I haven't actually seen that, to be honest. It doesn't surprise me. It's the kind of thing that they say they will do all the time. They've set up commissions into the disappeared that constantly promised to give information to the relatives and that never did.
The trouble is that there is a pattern of the government making these kinds of announcements. It's what it does. They never turn out to be true. You have to remember that this government, during the war, said that not a single civilian had died. At the end of the war, they said they had rescued all of the hostages. They said that not a single civilian had been injured as a result of government shelling. Now, since then, they've revised that to 7,000. They will no doubt revise that up.
It is an appalling indictment that we don't know how many people died. There are a lot of figures circulating. The UN suggested 40,000. The Panel of Experts report suggests in the subsequent internal review that it could be as many as 70,000. The World Bank, I think, has estimated that something like 120,000 people are unaccounted for. That doesn't mean they're dead, of course. Many of them will have left or have gone to India or whatever.

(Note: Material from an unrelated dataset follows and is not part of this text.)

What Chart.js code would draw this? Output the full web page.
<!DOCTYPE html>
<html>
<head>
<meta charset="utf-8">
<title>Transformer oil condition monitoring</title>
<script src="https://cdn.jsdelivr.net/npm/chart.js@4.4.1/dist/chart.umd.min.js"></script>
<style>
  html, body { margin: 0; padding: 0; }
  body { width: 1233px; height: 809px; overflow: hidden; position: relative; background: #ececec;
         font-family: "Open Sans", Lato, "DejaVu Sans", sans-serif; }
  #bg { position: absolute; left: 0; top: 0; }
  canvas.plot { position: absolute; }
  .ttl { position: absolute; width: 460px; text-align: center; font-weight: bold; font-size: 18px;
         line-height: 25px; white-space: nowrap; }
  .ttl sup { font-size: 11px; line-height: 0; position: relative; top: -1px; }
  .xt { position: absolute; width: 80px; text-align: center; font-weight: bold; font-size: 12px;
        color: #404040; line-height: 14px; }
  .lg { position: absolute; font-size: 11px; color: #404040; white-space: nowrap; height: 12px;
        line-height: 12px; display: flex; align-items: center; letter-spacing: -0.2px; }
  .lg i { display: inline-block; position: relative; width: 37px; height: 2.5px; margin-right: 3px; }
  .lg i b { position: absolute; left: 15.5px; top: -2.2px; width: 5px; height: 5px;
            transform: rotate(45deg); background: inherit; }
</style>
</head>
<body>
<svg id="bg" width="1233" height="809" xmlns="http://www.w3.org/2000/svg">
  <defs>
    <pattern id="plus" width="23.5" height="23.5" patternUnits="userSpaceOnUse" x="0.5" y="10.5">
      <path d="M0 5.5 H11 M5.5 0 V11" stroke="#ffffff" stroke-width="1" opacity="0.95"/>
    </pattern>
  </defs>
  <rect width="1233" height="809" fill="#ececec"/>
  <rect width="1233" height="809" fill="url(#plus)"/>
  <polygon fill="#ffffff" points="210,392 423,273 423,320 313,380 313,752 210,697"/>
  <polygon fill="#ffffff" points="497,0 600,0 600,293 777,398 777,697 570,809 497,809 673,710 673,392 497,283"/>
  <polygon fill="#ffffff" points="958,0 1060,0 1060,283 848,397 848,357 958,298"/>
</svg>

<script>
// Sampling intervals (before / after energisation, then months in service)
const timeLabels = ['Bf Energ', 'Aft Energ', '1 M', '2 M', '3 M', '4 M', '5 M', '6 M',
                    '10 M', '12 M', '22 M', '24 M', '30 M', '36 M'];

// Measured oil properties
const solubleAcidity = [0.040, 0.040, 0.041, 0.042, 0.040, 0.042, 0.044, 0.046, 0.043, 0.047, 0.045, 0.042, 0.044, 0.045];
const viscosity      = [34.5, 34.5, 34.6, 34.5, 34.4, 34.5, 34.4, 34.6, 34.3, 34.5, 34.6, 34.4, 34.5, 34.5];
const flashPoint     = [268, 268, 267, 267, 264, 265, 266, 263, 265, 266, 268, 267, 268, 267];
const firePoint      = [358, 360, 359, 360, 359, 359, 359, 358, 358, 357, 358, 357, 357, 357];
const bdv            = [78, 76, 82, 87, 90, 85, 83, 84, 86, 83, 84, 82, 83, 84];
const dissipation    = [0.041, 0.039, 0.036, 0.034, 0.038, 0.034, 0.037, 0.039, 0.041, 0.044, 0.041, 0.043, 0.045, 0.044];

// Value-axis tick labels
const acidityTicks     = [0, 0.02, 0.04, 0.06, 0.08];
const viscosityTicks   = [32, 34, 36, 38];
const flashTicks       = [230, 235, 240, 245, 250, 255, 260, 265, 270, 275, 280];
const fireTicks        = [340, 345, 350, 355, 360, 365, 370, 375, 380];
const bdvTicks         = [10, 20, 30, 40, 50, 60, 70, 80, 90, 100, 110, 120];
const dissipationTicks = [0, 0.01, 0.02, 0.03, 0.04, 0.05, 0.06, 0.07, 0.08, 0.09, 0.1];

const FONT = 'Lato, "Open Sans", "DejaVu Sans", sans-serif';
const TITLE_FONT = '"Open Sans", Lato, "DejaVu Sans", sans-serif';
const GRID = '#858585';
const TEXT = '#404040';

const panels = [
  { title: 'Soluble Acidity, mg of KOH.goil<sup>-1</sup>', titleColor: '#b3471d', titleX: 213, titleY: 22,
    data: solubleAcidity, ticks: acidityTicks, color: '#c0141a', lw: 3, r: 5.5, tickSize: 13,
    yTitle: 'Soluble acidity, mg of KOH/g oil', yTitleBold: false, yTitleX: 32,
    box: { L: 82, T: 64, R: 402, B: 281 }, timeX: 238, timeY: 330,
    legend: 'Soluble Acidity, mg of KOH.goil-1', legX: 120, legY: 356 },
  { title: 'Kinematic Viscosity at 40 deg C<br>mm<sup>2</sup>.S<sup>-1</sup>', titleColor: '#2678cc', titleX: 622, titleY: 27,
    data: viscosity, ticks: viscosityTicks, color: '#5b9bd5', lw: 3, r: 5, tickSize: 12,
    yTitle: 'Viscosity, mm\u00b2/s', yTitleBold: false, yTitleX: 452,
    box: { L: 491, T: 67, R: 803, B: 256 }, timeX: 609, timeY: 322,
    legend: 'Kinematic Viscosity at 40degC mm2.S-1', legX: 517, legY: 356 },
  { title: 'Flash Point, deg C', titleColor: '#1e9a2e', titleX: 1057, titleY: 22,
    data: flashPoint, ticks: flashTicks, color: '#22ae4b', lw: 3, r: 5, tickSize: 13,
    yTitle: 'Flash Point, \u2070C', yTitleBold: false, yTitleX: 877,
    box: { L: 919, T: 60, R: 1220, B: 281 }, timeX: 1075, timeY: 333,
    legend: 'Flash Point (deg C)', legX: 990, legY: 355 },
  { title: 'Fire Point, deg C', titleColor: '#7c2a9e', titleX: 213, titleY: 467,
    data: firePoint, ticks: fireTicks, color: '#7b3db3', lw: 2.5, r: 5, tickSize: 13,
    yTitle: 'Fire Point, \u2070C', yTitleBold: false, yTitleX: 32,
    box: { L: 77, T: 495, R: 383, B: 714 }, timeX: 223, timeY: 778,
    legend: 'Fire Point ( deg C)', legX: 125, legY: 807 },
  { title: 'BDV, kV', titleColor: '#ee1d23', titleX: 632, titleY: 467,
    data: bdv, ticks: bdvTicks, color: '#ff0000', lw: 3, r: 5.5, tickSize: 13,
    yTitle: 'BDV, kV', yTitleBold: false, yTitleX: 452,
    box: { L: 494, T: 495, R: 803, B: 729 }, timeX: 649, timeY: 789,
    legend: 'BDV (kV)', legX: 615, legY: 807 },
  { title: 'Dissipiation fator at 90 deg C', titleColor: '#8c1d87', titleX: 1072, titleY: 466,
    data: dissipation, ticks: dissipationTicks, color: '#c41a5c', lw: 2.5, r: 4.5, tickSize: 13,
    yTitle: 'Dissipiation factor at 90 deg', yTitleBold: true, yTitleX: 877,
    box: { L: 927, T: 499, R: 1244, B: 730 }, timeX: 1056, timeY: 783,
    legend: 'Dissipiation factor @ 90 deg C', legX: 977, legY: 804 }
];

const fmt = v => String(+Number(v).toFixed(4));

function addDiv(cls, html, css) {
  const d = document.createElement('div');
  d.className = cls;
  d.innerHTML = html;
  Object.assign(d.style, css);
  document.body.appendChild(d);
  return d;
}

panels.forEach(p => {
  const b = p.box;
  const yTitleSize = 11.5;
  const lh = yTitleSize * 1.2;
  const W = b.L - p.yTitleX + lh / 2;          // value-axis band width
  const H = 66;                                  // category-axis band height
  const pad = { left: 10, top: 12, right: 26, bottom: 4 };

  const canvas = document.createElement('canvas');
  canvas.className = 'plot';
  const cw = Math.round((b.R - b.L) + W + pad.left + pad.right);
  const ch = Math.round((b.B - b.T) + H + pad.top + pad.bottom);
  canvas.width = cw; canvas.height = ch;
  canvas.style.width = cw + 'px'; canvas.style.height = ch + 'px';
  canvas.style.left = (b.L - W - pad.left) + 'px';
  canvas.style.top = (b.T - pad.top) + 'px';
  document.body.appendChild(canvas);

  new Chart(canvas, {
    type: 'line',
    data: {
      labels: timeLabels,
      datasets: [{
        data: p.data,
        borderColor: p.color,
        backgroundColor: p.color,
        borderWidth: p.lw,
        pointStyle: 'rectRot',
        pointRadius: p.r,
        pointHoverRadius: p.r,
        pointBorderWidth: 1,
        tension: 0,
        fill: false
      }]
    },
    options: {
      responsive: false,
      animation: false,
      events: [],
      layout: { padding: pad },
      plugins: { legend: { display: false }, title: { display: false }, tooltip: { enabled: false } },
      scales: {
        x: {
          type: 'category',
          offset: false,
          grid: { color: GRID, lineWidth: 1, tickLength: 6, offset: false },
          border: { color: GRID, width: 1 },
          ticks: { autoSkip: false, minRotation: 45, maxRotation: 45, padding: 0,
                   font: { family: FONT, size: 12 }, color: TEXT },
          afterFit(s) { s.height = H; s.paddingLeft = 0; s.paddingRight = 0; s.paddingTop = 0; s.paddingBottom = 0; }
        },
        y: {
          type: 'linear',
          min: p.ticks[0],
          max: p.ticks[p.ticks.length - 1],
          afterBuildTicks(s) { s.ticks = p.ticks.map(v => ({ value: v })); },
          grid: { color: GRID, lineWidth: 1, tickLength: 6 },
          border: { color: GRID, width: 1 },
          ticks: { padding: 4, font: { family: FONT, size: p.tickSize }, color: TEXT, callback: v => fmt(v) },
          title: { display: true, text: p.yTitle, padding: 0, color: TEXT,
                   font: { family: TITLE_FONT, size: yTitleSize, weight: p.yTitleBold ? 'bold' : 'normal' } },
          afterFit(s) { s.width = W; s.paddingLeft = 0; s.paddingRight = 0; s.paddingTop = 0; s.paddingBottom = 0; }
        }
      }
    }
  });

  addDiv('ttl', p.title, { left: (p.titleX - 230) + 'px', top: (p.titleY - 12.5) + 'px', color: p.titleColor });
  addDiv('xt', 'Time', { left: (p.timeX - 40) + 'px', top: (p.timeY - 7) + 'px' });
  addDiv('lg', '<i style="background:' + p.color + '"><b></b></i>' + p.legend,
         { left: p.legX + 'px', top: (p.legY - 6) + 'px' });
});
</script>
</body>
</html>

Four and a half years later, the fact that nobody knows is astonishing. This is a country that has censuses, that has votes. It's not a country where they don't know who they have. The fact that nobody knows this late and that the government is leaping from no dead to 7,000 dead is an absolute indictment.
If I believed I could take this latest government announcement seriously, then I would think it was good. The trouble is that there is absolutely no evidence. There is such a historical pattern of these kinds of commissions of inquiry being announced, coming to nothing, and not being reported or just being sheer fakery from the word go, that I'm afraid I'm deeply cynical about it.